Furthermore, the armed forces were unable to promote and fund pet projects effectively in the nuclear, space, missile, and armament arenas. President Fernando Collor de Mello (1990-92) exposed Brazil's secret, military-sponsored nuclear bomb program, the so-called Parallel Program (Programa Paralelo). As a result, several of Brazil's nuclear programs were placed under international monitoring. Collor also placed the Brazilian space program controlled by the Brazilian Air Force (Força Aérea Brasileira--FAB) under civilian oversight. In addition, the Brazilian government announced in early 1994 that Brazil would seek to join the Missile Technology Control Regime (see Glossary), and succeeded in doing so in October 1995. Brazil's armaments industry, supported by the military regime, collapsed without any major intervention by the state to shore it up.

Geopolitical changes and a shifting civil-military balance within Brazil recast the country's security interests. One geopolitical change in the early 1990s included a transformation from bipolarity toward multipolarity in the international system. Another change involved greater integration between Brazil and Argentina. Political and economic uncertainties in 1995 also influenced the Brazilian military's perceptions of the country's national security.

Since the 1950s, Brazil's rate of military expenditures has been among the lowest in the world. In 1993 this figure dropped to only 1.1 percent of the gross national product (GNP--see Glossary). This trend reflects the low level of external threat. Brazil is by far the largest country in Latin America and enjoys generally good relations with its ten South American neighbors. There is no threat to Brazil's internal security in the narrow sense of insurgencies. The politically inspired terrorism of the late 1960s and 1970s is nonexistent.

Despite the low level of defense expenditures, Brazil's armed forces are the largest in Latin America, with 314,000 active-duty troops and officers in 1997, including 132,000 conscripts.
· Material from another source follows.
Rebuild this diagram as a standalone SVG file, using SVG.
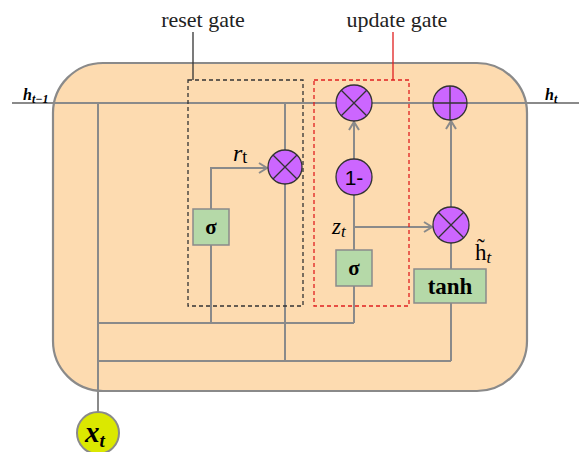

The Brazilian Army (Exército Brasileiro), the largest service (accounting for 66 percent of the total armed forces), has 200,000 active-duty troops and officers. The Brazilian Navy (Marinha do Brasil), totals 64,700 members, and the Brazilian Air Force (FAB), 50,000.

With no serious external or internal threats, the armed forces are searching for a new role. They are expanding their presence in the Amazon under the Northern Corridor (Calha Norte) program (see The Military in the Amazon, this ch.). In 1994 Brazilian troops joined United Nations (UN) peacekeeping forces in five countries. The Brazilian military, especially the army, has become more involved in civic-action programs, education, health care, and constructing roads, bridges, and railroads across the nation.

Debate in Brazil concerning national security policy has been practically nonexistent. Political dialogue is limited to discussion of the revisions of the constitution, where only modest changes in the role of the armed forces are expected. None of the political parties, except the Workers' Party (Partido dos Trabalhadores--PT), has articulated a position on defense matters. Although some civilians are experts in defense matters, their influence is negligible. There is no tradition of congressional oversight of the military, and the defense-related bureaucracy remains minuscule. Civil society continues to show a complete lack of interest in issues related to defense. The modest attempts by the armed forces to reevaluate their role, structure, doctrine, strategy, and tactics are conducted in a vacuum. Some analysts believe that the creation of a ministry of defense is a necessary condition for establishing civilian control of the military.